Les deux autres expositions sont nettement plus originales. Au point d’être uniques au monde. La fondation Barnes qui a récemment déménagé pour trouver un espace à sa démesure abrite une des plus importantes collections de peintures impressionnistes de la planète. Elle a été réunie au début du XXème siècle par un pharmacien fou de Matisse, Renoir, Cézanne, Modigliani, Picasso, Degas, Soutine, Gauguin et tant d’autres qu’il venait rencontrer en leur atelier à Paris et en région. Résultat : des centaines de toiles présentées dans un joyeux fouillis qui seraient estimées aujourd’hui à plus de 20 milliards d’euros. Aucune n’est à vendre. Ce musée peu ordinaire mais exceptionnel justifie à lui seul le voyage jusqu’à Philadelphie.

 Trois Musiciens - Peinture de Pablo Picasso - Philadelphia Museum of Art

 Trois Musiciens - Peinture de Pablo Picasso - Philadelphia Museum of Art

Enfin, Rodin a lui aussi son temple ici, un faux de style grec, aux dimensions modestes. Mais bluffant par les 128 œuvres du maître qu’il présente. La Porte de l’Enfer, les Bourgeois de Calais, le Baiser, Balzac, Adam et Eve, des mains tendues vers le ciel… L’histoire se répète : ici encore, un richissime philanthrope, Jules Mastbaum tombe en passion pour le sculpteur à l’occasion d’un voyage à Paris en 1923. Ni une, ni deux, il achète toutes les œuvres disponibles pour les exposer dans sa ville, Philadelphie.

 

Le bon plan américain

Ce caractère artistique affirmé trahit l’aura dont bénéficie la ville auprès des Américains. Philly joua en effet un rôle majeur dans l’histoire des Etats-Unis. C’est ici que fut déclarée l’indépendance en 1776, que fut adopté la constitution inspirée de la nôtre, un an plus tard, avant d’être élevée au rang de première capitale du pays, ce qui attira tous les curieux du monde, Chateaubriand, Tocqueville, Talleyrand et tant d’autres débarqués ici pour soutenir la première démocratie du Nouveau Monde.

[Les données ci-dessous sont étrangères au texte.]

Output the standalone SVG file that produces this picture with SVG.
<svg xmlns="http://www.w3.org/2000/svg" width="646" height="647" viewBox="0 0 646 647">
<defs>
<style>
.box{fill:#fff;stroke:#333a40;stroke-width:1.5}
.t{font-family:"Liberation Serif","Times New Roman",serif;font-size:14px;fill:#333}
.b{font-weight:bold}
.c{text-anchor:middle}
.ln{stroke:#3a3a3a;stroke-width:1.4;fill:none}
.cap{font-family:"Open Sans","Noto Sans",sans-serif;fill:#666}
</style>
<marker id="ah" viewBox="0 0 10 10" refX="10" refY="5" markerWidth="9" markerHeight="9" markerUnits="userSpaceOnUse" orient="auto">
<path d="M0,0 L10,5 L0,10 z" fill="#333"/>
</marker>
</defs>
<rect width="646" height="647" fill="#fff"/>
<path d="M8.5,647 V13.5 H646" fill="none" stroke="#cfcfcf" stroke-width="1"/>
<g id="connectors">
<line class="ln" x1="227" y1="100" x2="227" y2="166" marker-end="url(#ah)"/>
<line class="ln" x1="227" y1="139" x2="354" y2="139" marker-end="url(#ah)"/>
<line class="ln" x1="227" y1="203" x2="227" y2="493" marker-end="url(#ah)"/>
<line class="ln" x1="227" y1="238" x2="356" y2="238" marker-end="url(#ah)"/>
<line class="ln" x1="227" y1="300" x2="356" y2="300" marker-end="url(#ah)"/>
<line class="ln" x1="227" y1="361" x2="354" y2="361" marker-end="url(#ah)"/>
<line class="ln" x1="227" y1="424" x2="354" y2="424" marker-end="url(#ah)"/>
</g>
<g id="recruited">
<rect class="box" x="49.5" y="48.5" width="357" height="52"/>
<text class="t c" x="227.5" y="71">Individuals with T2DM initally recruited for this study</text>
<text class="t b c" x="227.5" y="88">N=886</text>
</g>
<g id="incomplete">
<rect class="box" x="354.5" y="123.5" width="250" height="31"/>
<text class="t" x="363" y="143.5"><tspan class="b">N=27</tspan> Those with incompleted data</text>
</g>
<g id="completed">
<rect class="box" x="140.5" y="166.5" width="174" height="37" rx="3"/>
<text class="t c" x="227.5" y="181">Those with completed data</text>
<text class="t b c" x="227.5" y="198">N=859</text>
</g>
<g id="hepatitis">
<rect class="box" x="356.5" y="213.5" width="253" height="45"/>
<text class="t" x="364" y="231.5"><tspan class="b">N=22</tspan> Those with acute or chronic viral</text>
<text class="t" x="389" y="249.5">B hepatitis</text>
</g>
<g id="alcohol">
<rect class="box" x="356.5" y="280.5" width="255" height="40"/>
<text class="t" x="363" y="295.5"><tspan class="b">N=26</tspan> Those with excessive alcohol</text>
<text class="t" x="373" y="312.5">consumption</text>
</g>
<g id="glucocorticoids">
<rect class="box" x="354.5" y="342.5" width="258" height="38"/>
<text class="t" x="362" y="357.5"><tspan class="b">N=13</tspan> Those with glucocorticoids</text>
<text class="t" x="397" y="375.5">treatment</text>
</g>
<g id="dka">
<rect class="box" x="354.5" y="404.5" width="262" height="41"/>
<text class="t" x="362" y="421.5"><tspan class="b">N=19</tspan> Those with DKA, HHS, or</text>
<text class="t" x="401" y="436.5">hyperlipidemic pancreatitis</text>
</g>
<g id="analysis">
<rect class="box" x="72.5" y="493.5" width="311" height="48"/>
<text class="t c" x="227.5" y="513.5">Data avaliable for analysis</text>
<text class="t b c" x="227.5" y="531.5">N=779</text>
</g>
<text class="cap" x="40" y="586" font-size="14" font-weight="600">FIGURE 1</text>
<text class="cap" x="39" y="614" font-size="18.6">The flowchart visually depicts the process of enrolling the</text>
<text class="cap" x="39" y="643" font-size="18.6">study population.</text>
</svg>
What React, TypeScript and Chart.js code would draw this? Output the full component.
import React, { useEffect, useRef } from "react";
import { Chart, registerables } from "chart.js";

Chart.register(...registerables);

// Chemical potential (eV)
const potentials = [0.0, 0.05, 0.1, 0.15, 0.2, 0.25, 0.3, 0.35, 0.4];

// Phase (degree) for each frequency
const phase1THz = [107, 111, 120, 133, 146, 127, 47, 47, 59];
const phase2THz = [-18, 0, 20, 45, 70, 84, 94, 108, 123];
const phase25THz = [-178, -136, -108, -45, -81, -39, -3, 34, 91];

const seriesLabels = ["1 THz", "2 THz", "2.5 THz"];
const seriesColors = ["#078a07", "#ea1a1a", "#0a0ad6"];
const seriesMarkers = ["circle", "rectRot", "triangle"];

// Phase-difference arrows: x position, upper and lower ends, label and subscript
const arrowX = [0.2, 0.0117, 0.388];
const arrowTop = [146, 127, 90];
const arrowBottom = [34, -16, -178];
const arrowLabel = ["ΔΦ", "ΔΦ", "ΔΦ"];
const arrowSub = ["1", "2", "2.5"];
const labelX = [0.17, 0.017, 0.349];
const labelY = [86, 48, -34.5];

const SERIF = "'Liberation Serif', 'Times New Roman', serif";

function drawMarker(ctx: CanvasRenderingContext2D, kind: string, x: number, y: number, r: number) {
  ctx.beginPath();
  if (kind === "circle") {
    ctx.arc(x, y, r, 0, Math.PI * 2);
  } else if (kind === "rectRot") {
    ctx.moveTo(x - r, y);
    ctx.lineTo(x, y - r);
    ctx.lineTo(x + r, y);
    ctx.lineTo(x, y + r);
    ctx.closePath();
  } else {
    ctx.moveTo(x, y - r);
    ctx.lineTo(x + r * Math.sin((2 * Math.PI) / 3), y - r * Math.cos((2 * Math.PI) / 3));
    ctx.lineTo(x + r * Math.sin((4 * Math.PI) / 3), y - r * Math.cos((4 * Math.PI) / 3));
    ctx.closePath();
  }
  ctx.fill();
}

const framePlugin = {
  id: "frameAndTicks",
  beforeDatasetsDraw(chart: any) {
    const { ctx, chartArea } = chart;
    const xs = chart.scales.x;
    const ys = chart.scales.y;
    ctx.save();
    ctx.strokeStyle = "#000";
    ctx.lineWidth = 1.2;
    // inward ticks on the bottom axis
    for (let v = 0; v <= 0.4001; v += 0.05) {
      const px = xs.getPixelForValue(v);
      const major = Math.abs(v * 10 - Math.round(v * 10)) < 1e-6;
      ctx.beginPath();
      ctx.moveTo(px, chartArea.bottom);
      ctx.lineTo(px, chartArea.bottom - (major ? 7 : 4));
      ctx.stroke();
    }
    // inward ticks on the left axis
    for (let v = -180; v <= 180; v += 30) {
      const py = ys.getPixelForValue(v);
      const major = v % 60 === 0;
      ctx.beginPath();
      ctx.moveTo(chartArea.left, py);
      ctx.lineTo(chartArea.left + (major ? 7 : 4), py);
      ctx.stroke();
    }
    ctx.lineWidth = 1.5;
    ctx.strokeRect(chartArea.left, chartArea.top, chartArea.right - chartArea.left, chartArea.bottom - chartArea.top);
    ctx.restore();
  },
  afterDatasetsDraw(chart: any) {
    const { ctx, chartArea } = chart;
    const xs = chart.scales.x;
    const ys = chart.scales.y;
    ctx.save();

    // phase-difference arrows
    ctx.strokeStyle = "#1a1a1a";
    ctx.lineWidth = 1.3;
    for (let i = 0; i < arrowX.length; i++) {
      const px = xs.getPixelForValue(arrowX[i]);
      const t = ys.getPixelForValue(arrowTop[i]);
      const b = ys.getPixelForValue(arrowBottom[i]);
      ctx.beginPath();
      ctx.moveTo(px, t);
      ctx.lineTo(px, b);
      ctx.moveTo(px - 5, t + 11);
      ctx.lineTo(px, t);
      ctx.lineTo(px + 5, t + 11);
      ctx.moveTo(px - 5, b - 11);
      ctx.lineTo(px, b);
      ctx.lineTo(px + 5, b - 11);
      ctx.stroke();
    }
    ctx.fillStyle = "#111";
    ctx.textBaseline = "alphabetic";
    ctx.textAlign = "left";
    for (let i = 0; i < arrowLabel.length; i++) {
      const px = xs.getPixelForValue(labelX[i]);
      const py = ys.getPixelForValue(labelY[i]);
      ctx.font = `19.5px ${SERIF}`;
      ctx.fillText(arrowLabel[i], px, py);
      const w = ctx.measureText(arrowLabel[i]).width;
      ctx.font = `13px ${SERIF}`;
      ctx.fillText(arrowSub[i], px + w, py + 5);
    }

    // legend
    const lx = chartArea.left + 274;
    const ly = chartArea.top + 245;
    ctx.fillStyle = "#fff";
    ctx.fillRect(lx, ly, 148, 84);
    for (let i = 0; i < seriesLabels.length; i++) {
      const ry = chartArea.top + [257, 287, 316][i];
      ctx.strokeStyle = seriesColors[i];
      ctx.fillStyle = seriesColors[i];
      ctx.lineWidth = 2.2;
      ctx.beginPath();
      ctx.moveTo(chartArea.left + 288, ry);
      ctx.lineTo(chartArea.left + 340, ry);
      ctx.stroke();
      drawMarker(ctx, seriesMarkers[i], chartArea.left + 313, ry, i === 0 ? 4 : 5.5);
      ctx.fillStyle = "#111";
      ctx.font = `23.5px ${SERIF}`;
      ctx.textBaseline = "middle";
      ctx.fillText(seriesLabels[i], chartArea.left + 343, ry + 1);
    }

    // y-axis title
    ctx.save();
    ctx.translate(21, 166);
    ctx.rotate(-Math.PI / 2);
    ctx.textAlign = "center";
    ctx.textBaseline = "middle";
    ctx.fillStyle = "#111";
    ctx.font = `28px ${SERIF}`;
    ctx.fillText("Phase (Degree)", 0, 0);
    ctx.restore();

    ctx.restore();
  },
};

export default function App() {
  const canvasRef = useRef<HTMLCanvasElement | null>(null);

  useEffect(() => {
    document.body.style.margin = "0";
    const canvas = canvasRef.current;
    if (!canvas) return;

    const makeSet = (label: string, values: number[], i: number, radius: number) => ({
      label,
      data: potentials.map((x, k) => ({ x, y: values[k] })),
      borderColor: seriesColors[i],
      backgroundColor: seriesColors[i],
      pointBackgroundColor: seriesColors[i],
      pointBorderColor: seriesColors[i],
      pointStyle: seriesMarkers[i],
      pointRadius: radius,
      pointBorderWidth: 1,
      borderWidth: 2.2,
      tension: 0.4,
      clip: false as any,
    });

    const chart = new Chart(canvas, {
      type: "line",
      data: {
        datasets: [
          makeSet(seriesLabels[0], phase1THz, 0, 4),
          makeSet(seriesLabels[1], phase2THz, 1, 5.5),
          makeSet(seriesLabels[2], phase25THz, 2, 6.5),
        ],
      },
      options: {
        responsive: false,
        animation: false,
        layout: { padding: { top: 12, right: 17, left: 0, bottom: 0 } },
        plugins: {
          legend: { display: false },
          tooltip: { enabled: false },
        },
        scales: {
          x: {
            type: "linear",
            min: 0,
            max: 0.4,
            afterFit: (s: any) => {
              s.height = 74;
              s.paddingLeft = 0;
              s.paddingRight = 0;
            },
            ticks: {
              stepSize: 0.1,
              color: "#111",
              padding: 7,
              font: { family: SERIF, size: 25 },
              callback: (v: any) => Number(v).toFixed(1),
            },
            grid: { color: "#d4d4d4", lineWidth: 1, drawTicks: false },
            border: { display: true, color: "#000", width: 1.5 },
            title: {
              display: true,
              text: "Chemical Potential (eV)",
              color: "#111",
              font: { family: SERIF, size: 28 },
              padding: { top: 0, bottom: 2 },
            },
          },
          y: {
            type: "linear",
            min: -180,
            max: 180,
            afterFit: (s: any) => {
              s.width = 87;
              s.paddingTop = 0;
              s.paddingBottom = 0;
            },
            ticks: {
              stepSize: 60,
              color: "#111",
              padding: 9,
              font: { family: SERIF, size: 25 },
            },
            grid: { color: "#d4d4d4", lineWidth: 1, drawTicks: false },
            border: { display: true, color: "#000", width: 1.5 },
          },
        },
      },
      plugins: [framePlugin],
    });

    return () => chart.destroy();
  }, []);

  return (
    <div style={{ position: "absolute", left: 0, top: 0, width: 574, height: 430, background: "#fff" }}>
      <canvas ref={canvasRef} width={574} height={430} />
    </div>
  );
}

vue d'ensemble de Philadelphie

Mark Makela/The New York Times-REDUX-REA

Les modernes voyageurs lui trouvent un autre attrait. Genre astuce qu’on se refile entre amis. L’aéroport international de Philadelphie est assez peu fréquenté et en moins d’une heure, on entre dans sa chambre d’hôtel, contrôle douanier effectué, bagages récupérés. Une aubaine qui suggère d’entamer ici son périple sur la côte est des Etats-Unis par une ou deux nuits sur place. On le poursuivra ensuite avec 90 minutes de train rapide vers New York à 161 km ou Washington DC à 214 km. Certains optent pour la totale avec Philly comme point central. Le bon plan américain.